Exercise prompt:
Start at the line where "Reproduce this chart with matplotlib." appears and end at the line where "series = ['Sin virus', 'TYLCV', 'ToVEV']" appears; repeat those lines exactly, both ends included, leaving pictures behind.
- - -
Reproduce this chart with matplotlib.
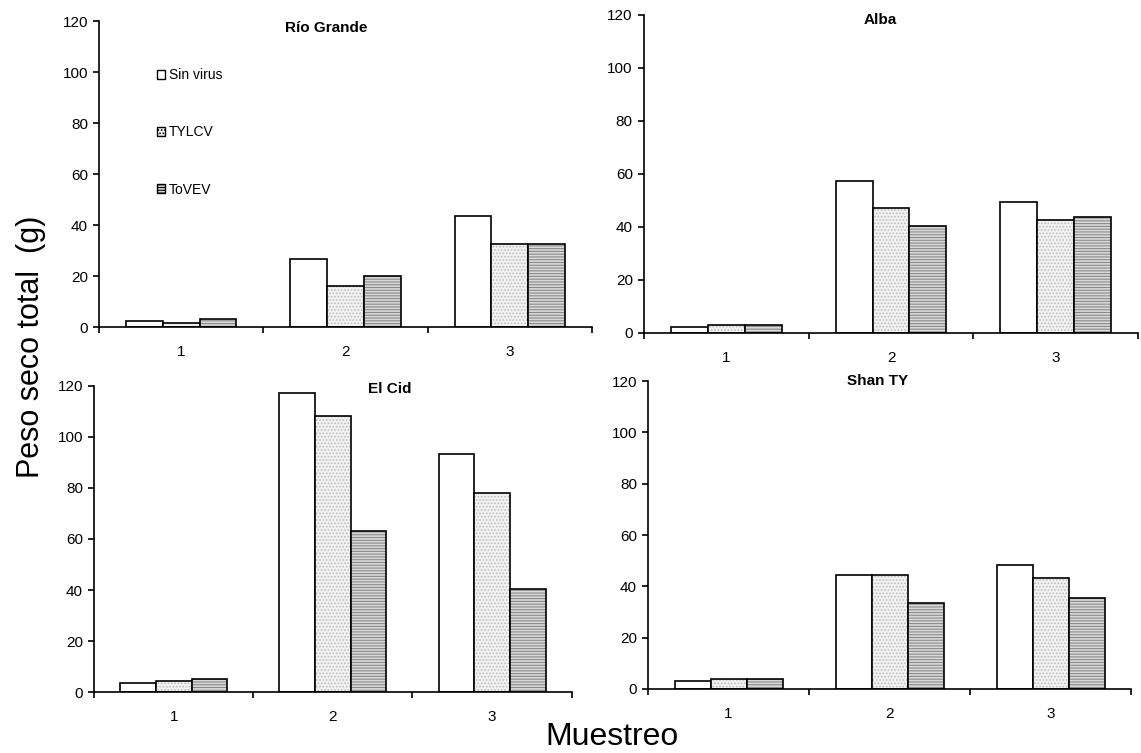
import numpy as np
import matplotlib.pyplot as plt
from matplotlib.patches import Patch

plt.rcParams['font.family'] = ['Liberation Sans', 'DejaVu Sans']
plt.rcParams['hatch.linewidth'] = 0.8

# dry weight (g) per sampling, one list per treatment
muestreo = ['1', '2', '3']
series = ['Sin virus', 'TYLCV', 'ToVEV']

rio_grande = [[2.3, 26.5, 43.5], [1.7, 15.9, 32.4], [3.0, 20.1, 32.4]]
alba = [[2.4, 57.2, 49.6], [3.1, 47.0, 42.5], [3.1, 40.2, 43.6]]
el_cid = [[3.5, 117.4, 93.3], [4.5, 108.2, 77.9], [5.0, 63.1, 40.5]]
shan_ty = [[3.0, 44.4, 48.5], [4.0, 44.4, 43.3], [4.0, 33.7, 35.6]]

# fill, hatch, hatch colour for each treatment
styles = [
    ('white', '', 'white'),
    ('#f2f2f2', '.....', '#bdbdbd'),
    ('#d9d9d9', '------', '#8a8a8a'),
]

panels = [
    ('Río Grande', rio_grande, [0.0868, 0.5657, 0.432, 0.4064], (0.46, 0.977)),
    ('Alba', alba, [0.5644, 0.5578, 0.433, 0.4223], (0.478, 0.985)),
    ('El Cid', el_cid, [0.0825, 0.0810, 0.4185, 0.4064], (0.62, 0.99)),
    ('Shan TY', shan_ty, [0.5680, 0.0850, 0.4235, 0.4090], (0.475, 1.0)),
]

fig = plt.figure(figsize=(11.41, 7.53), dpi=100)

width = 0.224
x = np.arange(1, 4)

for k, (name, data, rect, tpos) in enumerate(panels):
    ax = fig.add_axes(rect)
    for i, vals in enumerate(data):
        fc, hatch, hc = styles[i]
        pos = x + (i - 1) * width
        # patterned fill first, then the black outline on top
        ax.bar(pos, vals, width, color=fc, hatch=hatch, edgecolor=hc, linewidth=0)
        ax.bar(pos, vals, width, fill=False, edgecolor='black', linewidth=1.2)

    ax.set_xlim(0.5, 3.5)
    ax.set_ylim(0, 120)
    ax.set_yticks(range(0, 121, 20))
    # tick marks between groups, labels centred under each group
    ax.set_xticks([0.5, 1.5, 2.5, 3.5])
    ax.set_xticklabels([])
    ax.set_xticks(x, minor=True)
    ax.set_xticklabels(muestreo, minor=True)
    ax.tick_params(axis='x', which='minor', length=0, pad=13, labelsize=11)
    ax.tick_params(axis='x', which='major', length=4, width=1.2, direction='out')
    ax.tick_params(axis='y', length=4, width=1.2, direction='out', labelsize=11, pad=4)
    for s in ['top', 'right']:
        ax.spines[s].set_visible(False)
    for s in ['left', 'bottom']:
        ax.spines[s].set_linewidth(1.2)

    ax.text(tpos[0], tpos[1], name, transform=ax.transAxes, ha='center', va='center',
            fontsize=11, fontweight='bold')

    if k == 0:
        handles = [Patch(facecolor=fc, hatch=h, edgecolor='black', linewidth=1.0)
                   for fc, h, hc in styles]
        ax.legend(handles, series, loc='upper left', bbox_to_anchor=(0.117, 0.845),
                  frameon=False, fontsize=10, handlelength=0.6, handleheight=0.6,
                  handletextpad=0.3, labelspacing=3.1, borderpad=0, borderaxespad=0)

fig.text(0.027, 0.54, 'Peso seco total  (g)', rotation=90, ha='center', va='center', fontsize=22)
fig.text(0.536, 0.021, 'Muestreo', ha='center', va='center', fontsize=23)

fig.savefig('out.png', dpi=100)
- - -
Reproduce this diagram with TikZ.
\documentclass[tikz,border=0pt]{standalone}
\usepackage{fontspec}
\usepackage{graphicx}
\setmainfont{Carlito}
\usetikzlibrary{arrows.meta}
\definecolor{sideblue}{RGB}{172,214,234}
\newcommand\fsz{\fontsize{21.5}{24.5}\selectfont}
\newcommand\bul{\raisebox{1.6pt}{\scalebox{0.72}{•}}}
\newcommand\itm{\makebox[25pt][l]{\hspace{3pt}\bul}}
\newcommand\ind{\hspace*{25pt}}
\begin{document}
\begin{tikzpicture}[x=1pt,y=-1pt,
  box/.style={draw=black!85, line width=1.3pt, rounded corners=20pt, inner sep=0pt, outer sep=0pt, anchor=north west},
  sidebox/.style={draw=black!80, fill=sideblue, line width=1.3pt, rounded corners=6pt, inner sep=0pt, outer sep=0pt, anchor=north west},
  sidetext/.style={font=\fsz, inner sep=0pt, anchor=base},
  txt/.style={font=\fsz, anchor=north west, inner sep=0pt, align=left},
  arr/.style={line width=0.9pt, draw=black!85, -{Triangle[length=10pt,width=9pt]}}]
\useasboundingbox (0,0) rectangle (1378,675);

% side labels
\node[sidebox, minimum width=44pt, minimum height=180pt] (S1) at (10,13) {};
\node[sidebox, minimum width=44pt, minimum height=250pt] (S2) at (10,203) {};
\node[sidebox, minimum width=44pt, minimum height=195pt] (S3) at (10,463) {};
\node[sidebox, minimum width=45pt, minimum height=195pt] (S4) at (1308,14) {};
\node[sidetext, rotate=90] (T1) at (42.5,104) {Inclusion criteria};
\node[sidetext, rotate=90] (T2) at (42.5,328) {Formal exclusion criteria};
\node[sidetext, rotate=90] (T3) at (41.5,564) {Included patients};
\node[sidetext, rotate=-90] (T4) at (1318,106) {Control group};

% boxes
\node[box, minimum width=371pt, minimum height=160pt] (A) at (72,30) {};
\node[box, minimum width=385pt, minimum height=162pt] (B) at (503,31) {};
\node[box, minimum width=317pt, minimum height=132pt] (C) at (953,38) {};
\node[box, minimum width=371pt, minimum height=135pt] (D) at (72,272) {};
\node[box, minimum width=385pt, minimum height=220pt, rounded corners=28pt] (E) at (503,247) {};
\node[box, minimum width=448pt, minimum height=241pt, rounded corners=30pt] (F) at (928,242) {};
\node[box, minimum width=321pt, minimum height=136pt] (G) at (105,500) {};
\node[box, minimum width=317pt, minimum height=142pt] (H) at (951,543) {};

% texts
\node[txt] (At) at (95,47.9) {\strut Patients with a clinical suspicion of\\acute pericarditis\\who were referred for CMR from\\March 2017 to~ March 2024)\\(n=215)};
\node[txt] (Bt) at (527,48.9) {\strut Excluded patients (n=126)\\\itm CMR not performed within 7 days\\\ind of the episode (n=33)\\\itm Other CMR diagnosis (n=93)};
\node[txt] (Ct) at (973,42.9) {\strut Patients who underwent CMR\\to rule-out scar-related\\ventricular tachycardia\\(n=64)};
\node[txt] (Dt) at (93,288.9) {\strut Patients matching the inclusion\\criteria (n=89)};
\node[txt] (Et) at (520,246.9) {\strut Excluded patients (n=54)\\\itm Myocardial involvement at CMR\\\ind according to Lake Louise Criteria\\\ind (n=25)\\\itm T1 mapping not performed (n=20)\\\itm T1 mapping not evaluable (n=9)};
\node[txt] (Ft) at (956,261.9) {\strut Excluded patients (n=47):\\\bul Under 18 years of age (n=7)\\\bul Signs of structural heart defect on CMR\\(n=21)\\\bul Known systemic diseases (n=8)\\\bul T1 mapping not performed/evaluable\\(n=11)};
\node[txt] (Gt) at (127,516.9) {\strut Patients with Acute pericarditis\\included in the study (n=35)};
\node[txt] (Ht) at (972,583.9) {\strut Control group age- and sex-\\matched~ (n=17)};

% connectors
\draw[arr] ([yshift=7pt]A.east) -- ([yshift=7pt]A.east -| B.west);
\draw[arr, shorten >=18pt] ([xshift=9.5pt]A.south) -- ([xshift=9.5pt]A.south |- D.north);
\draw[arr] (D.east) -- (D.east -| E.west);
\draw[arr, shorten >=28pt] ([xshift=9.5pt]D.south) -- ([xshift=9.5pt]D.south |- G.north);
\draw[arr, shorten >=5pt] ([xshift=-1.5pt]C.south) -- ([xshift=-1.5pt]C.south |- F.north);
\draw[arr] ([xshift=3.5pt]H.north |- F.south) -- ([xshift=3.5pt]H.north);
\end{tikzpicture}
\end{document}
- - -
Answer for the task:
Reproduce this chart with matplotlib.
import numpy as np
import matplotlib.pyplot as plt
from matplotlib.patches import Patch

plt.rcParams['font.family'] = ['Liberation Sans', 'DejaVu Sans']
plt.rcParams['hatch.linewidth'] = 0.8

# dry weight (g) per sampling, one list per treatment
muestreo = ['1', '2', '3']
series = ['Sin virus', 'TYLCV', 'ToVEV']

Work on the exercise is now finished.